TPJ seems distracted and disinterested

REAL: Tevita Pangai Junior has been dropped to reserve grade this weekend by the Canterbury Bulldogs, after a couple of weeks where his performances certainly didn't match his salary or the expectations of coaches and fans. Stick with me as I throw up a theory that is neither an excuse, nor has any backing from the man himself.

There's a good reason why almost all professions offer paternity leave these days. Fatherhood is an enormously involving and rewarding part of any man's life. Having several weeks off work following the birth of a child allows a man the time he needs to fully enjoy the experience and to assist the mother in her recovery from the physical and emotional ordeal.

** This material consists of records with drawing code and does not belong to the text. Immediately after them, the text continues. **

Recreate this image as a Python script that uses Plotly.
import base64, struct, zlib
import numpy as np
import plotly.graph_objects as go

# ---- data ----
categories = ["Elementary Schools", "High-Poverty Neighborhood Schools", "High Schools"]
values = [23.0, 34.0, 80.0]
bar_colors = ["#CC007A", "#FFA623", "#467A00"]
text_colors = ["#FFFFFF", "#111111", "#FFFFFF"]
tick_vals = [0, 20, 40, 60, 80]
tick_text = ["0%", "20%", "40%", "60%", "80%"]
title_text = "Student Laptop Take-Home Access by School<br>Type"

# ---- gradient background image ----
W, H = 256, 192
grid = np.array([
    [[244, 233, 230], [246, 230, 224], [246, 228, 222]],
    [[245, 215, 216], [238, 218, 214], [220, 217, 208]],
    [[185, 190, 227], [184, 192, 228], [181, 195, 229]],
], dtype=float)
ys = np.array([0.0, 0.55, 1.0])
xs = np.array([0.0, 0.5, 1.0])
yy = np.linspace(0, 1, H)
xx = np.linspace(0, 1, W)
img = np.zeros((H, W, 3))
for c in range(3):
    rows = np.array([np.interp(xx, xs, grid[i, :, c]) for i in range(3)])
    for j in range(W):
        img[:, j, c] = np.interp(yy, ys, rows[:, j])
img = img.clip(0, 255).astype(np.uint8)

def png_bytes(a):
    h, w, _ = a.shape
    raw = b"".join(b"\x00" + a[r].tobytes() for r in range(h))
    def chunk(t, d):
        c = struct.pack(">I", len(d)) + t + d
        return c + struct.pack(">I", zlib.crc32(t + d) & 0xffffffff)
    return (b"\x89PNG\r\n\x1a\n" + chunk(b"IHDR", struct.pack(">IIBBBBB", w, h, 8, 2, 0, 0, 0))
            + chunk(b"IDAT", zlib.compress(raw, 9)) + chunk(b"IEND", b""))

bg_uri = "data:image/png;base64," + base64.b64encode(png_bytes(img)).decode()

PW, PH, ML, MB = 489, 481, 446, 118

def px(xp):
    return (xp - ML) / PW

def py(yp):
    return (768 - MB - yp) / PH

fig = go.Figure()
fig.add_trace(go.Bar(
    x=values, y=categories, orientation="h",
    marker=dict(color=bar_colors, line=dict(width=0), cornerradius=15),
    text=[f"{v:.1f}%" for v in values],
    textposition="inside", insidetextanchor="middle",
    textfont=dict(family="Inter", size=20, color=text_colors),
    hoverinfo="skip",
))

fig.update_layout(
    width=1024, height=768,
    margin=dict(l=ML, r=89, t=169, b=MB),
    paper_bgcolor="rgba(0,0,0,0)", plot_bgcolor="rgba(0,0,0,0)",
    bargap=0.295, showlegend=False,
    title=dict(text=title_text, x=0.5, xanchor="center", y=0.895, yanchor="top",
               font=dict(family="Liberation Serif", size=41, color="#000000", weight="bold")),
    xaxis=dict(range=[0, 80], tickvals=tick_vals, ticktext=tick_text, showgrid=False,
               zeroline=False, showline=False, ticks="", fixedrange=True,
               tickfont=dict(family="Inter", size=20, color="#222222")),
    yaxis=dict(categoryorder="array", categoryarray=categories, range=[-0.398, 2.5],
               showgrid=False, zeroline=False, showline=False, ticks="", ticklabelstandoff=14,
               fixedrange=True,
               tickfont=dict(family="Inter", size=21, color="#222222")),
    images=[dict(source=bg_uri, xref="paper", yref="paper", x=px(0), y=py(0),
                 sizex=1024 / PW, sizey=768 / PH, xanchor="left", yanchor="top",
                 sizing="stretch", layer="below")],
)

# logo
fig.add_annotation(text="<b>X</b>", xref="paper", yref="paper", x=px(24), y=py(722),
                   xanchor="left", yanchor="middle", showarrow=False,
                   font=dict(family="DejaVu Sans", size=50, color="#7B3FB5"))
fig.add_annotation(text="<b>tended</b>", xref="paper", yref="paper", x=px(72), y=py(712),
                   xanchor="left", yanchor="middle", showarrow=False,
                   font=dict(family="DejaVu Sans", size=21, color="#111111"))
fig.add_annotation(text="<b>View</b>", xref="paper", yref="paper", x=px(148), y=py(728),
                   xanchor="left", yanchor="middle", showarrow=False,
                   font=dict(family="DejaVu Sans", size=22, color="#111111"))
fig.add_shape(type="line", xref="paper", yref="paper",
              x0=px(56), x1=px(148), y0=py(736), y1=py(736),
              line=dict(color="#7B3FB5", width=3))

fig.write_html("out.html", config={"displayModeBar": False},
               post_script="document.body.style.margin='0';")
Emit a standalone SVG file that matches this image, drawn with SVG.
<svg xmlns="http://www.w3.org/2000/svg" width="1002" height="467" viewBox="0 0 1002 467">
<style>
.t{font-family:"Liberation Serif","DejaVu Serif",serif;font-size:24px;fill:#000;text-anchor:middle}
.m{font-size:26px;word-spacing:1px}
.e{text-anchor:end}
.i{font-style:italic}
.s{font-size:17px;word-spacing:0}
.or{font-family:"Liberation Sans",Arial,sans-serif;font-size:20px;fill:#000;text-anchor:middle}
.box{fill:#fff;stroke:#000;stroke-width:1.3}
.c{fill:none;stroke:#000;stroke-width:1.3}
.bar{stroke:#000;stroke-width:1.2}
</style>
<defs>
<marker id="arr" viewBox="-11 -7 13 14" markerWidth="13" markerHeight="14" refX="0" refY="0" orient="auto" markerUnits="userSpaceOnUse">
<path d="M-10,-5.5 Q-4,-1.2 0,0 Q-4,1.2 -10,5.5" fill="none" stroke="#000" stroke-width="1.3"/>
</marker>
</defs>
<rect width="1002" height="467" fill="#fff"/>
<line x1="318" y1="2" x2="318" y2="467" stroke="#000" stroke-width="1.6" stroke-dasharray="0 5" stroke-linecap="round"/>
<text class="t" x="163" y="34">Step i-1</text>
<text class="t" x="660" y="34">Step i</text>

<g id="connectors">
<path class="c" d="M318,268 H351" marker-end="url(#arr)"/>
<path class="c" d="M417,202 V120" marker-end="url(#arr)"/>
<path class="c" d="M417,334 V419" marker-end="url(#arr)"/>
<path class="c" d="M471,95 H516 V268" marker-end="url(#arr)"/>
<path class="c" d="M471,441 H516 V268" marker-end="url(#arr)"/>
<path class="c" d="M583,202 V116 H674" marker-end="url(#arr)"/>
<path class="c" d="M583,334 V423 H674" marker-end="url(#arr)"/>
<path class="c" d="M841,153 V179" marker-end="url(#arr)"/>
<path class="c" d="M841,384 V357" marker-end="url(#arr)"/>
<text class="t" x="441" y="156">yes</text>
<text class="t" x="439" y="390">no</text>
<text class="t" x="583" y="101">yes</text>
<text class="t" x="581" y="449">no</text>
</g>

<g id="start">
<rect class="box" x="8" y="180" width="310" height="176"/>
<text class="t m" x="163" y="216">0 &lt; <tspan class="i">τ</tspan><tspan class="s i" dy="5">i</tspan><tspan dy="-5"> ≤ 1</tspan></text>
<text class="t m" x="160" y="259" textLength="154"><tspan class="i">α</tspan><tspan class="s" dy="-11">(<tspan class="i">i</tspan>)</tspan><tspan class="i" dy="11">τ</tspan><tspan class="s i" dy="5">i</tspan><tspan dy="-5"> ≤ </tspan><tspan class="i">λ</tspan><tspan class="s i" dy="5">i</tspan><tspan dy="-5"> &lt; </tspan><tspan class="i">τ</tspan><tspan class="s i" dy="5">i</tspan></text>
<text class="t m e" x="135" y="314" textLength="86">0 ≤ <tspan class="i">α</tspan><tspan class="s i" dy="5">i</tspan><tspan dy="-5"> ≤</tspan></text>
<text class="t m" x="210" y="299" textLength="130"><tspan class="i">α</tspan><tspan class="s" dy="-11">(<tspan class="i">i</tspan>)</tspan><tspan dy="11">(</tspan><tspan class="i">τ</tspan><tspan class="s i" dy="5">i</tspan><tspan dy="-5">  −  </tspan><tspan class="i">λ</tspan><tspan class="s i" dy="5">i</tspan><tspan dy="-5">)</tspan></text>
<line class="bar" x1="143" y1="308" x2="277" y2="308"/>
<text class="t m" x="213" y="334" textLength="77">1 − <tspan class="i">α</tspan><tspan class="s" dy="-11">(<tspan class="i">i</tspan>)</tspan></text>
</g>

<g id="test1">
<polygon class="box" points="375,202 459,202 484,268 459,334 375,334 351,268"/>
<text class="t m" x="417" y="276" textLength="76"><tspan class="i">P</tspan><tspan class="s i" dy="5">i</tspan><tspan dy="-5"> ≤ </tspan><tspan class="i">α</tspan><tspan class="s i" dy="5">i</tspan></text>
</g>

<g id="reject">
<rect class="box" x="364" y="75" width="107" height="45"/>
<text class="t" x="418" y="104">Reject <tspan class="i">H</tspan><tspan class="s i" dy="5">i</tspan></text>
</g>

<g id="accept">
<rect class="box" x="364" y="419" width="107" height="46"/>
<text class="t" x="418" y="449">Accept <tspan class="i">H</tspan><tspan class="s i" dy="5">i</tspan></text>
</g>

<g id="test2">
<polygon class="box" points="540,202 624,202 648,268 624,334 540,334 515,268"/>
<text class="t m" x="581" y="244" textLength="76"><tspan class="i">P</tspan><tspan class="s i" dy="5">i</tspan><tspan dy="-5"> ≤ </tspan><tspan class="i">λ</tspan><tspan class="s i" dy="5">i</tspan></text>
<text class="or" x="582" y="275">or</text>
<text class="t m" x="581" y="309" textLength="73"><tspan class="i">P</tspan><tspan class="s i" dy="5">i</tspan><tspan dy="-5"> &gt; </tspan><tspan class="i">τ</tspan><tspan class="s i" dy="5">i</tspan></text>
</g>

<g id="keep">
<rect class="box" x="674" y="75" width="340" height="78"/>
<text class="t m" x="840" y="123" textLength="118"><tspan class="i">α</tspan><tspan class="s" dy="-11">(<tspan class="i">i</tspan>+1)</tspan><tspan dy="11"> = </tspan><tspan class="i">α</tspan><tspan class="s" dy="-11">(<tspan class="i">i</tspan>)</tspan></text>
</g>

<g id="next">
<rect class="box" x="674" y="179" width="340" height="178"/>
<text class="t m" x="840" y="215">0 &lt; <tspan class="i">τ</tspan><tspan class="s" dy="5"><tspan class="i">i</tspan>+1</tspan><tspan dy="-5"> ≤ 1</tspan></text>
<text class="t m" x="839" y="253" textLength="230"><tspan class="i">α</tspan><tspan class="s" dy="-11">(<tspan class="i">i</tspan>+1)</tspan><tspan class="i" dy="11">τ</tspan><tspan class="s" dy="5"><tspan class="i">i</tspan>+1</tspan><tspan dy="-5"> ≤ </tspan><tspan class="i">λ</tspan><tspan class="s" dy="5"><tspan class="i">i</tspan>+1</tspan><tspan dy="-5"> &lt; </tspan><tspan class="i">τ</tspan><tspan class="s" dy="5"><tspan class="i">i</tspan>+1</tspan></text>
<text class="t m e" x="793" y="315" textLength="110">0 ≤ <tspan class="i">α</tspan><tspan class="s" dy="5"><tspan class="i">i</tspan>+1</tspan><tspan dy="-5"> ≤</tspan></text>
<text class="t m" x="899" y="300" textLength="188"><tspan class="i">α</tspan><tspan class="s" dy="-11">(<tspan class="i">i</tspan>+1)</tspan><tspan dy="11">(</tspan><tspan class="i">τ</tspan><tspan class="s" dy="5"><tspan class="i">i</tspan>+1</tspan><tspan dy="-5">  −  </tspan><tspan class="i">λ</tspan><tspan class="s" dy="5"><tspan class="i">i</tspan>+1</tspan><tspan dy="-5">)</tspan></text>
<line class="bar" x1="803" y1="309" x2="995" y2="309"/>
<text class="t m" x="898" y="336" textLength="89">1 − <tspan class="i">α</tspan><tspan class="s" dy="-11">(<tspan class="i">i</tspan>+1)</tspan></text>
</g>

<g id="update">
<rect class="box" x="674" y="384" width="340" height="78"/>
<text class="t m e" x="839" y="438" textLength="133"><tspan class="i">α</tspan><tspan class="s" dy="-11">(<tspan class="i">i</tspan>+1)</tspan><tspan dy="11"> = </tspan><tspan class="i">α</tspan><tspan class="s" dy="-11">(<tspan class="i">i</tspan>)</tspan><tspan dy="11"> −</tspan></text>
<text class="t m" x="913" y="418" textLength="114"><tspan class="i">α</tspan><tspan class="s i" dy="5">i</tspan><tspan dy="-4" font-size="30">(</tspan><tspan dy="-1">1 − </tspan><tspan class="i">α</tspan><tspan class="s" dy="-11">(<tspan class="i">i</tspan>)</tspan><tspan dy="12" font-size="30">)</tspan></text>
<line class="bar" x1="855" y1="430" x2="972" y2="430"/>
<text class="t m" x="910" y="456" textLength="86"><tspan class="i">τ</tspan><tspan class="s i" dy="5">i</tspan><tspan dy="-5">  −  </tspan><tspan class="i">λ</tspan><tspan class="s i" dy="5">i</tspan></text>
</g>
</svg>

The other side to paternity leave is that an employee is hardly going to be giving his best at work when his mind is preoccupied with thoughts and concerns for his partner and new child. The sleep deprivation that comes with a newborn baby is also very real and not conducive to a fully functioning worker.

Pangai's wife recently gave birth, an event all the more emotional and stressful following a tragic end to a previous pregnancy. Pangai was given that weekend off to attend the birth and to be with his wife and child. He was then expected back at training and performing for the Bulldogs shortly after. It is very easy to say that he is being paid a lot of money to put in an absolute maximum of 80 minutes hard labour each week. And yes, we'd all like a job like that, but have many of us really experienced the pressures that go with being in his position?

We can only hope that his stint in the lower grade sparks his passion, narrows his focus, and sees him return at his devastating best, for his sake and the future of his young family.